Insbesondere Menschen aus Drittstaaten sind oft nicht in der Lage, sich als Betroffene von Menschenhandel erkennen zu geben oder sich Hilfe zu holen. Mangelnde Sprachkenntnisse können ein großes Hindernis für die Suche nach Hilfe sein. Betroffene von Menschenhandel sind sich oft ihrer Rechte und der gesetzlichen Regelungen nicht bewusst. Viele haben in ihrem Heimatland oder auf der Durchreise negative Erfahrungen mit staatlichen Institutionen gemacht. Die Angst vor Polizei und Asylbehörden wird durch die Sorge verstärkt, abgeschoben zu werden oder für vermeintliche Straftaten bestraft zu werden. Ausbeutungssituationen werden oft nicht gemeldet, weil sie als einzige Einkommensquelle für die Familie im Heimatland angesehen werden oder ein enormes soziales Stigma mit der Situation einhergeht.
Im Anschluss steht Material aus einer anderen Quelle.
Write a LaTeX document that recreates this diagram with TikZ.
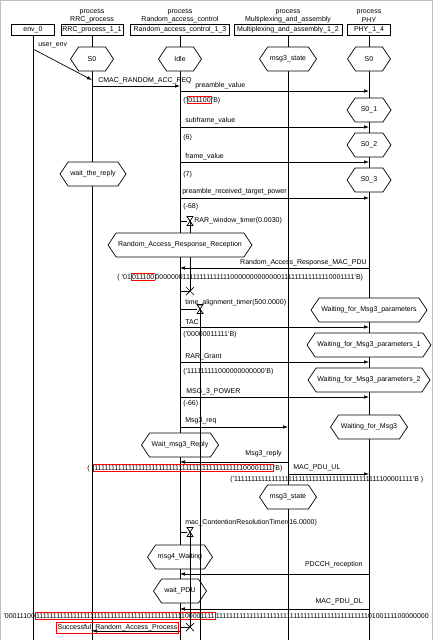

Heute – inmitten wachsender Ungleichheiten, sich verschärfender Klimakatastrophen und Vertreibungen in Rekordhöhe – sind immer mehr Menschen dem Risiko von Menschenhandel ausgeliefert. Die im April beschlossenen Gesetzesverschärfungen der EU ist ein richtiger Schritt, Menschenhandel besser zu bewältigen. Allerdings muss noch mehr die Situation, die Rechte und Sichtweise der Betroffenen selbst in den Vordergrund gerückt werden. Denn klar ist: nur unsere gemeinsamen Anstrengungen können zum Schutz der Betroffenen beitragen.”
Halima, IRC-Gruppenleiterin im Projekt DIRECT in München, sagt:
,,Menschenhandel ist so unterbeleuchtet. Viele in der Mehrheitsgesellschaft wissen gar nicht, wie viele Menschen in Deutschland Erfahrung mit Menschenhandel machen mussten. Aber sie sollten wissen, dass es dieses Thema gibt und dass Menschen unter uns sind, die tagtäglich darunter leiden. Menschenhandel steht Betroffenen nicht ins Gesicht geschrieben, aber ist da.
Menschenhandel passiert inmitten unserer Gesellschaft. Das passiert nicht irgendwo, sondern auch mitten in Deutschland - und die Perspektive von Betroffenen muss entstigmatisiert werden. Wenn Organisationen und Menschen mit Geflüchteten arbeiten, müssen sie im Hinterkopf haben, dass Betroffene existieren und besondere Bedürfnisse haben. In unserer Arbeit mit Betroffenen sehen wir oft schon am ersten Tag, wie dankbar sie sind, dass es diesen Ort gibt, wo sie reden und frei Fragen stellen können. Es ist wichtig, dass jemand da ist, wirklich zuhört und Bedürfnisse und Sorgen ernst nimmt.”
IRC Deutschland unterstützt Menschen mit und ohne Fluchterfahrung darin, sich mit den eigenen Rechten und Möglichkeiten auseinanderzusetzen, um ein selbstbestimmtes Leben in Sicherheit führen zu können und arbeitet deutschland- und europaweit in drei Projekten gegen Menschenhandel:
- Das Projekt Safety Net will Flüchtenden und Geflüchteten, die durch den Krieg in der Ukraine vertrieben wurden, vor Missbrauch, Vernachlässigung und Ausbeutung in Form von Menschenhandel auf dem Weg und in Deutschland schützen.
- Das Projekt Safe Hutist ein Zusammenschluss von sieben Partnerorganisationen aus sechs EU-Ländern (Bulgarien, Deutschland, Griechenland, Italien, Litauen, Rumänien), um vor allem vulnerable Frauen und Mädchen aus Drittstaaten – darunter auch Betroffene von Menschenhandel – zu unterstützen.
- Das Projekt DIRECTzielt darauf ab, die frühzeitige Identifizierung von drittstaatsangehörigen Betroffenen von Menschenhandel und ihre sozioökonomische Eingliederung in die Aufnahmegesellschaften zu fördern.